The irony, of course, is that actual diamondbacks are becoming increasingly rare as we pave their homes for strip malls named after them. The species that survived the Pleistocene, the arrival of humans, and the invention of cowboy boots may not survive its own popularity. Climate change—humanity’s most successful export since reality television—is driving them northward, where they encounter new predators: Canadians who’ve never seen a snake outside of a zoo and assume they’re some sort of aggressive belt.
Meanwhile, in the global marketplace of ideas, the diamondback has become shorthand for that particularly modern form of passive-aggressive warfare we call “strategic patience.” North Korea’s decades-long nuclear program? Diamondbacking. China’s South China Sea strategy? Classic diamondback behavior. Your boss’s approach to annual reviews? Definitely diamondbacking—you never see the strike coming until you hear that distinctive rattle of “we need to talk about your performance metrics.”
The metaphor’s persistence reveals our peculiar admiration for creatures that exercise restraint before violence.

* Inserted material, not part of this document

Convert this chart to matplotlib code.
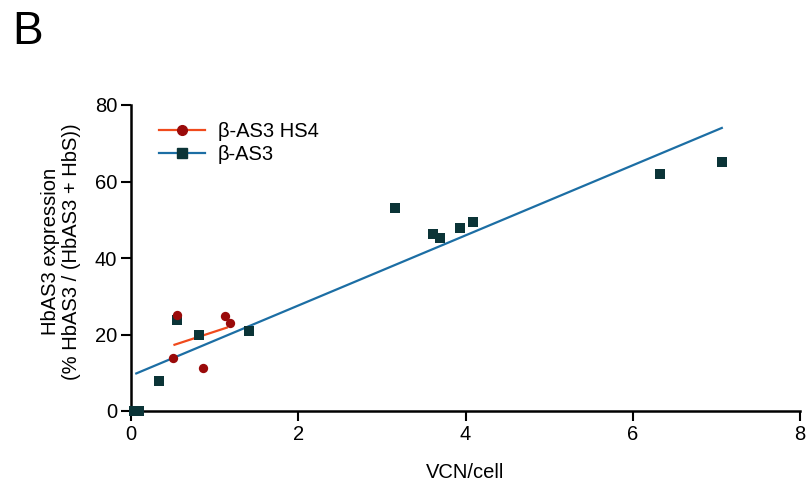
import numpy as np
import matplotlib
matplotlib.use("Agg")
import matplotlib.pyplot as plt
from matplotlib.lines import Line2D

plt.rcParams['font.family'] = ['Liberation Sans', 'DejaVu Sans']

# Data
hs4_x = [0.553, 0.508, 0.866, 1.125, 1.185]
hs4_y = [25.1, 13.9, 11.3, 24.9, 23.1]
as3_x = [0.04, 0.10, 0.338, 0.553, 0.815, 1.41, 3.154, 3.607, 3.70, 3.93, 4.085, 6.328, 7.065]
as3_y = [0.0, 0.0, 7.8, 23.8, 20.0, 21.0, 53.2, 46.4, 45.3, 47.9, 49.5, 62.0, 65.2]
labels = ["β-AS3 HS4", "β-AS3"]
xticks = [0, 2, 4, 6, 8]
yticks = [0, 20, 40, 60, 80]

red_line = "#f04a1c"
red_mark = "#9a0a0a"
blue_line = "#1c6ea4"
blue_mark = "#0b3437"

fig = plt.figure(figsize=(8.08, 4.91), dpi=100)
ax = fig.add_axes([131/808, 1-411/491, (800-131)/808, (411-105)/491])

# fits
for xs, ys, lc in [(as3_x, as3_y, blue_line), (hs4_x, hs4_y, red_line)]:
    xs = np.array(xs); ys = np.array(ys)
    k, b = np.polyfit(xs, ys, 1)
    xx = np.array([0.063 if lc == blue_line else 0.52, xs.max() if lc == blue_line else 1.145])
    ax.plot(xx, k*xx + b, color=lc, lw=1.6, zorder=2)

ax.scatter(as3_x, as3_y, marker='s', s=55, color=blue_mark, zorder=3, clip_on=False, linewidths=0)
ax.scatter(hs4_x, hs4_y, marker='o', s=45, color=red_mark, zorder=4, clip_on=False, linewidths=0)

ax.set_xlim(0, 8)
ax.set_ylim(0, 80)
ax.set_xticks(xticks)
ax.set_yticks(yticks)
for s in ['top', 'right']:
    ax.spines[s].set_visible(False)
for s in ['left', 'bottom']:
    ax.spines[s].set_linewidth(1.8)
    ax.spines[s].set_color('black')
ax.tick_params(direction='out', length=7, width=1.5, labelsize=14.5, colors='black', pad=3)

ax.set_xlabel("VCN/cell", fontsize=14.5, labelpad=13.5)
ax.set_ylabel("HbAS3 expression\n(% HbAS3 / (HbAS3 + HbS))", fontsize=14.5, labelpad=10, linespacing=1.15)
ax.yaxis.set_label_coords(-0.074, 0.52)

handles = [
    Line2D([], [], color=red_line, lw=1.6, marker='o', markersize=7, markerfacecolor=red_mark, markeredgecolor=red_mark),
    Line2D([], [], color=blue_line, lw=1.6, marker='s', markersize=7, markerfacecolor=blue_mark, markeredgecolor=blue_mark),
]
ax.legend(handles, labels, loc='upper left', bbox_to_anchor=(0.03, 0.972), frameon=False,
          fontsize=14.5, handlelength=2.3, handletextpad=0.6, labelspacing=0.22, borderaxespad=0)

fig.text(12/808, 1-44/491, "B", fontsize=33, ha='left', va='baseline')

fig.savefig("out.png", dpi=100)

In an era where world leaders conduct diplomacy via Twitter at 3 AM, there’s something almost quaint about an animal that gives you fair warning before ruining your day—or in the case of the uninsured, your entire financial future.
As we stumble further into this century of perpetual crisis, the diamondback stands as both warning and role model: know when to rattle, know when to strike, and always—always—check the temperature before making any big moves. The species has survived 300 million years by perfecting the art of minding its own business while remaining mildly terrifying. Perhaps there’s a lesson there for humanity, assuming we can stop admiring our reflection in the snake’s scales long enough to learn it.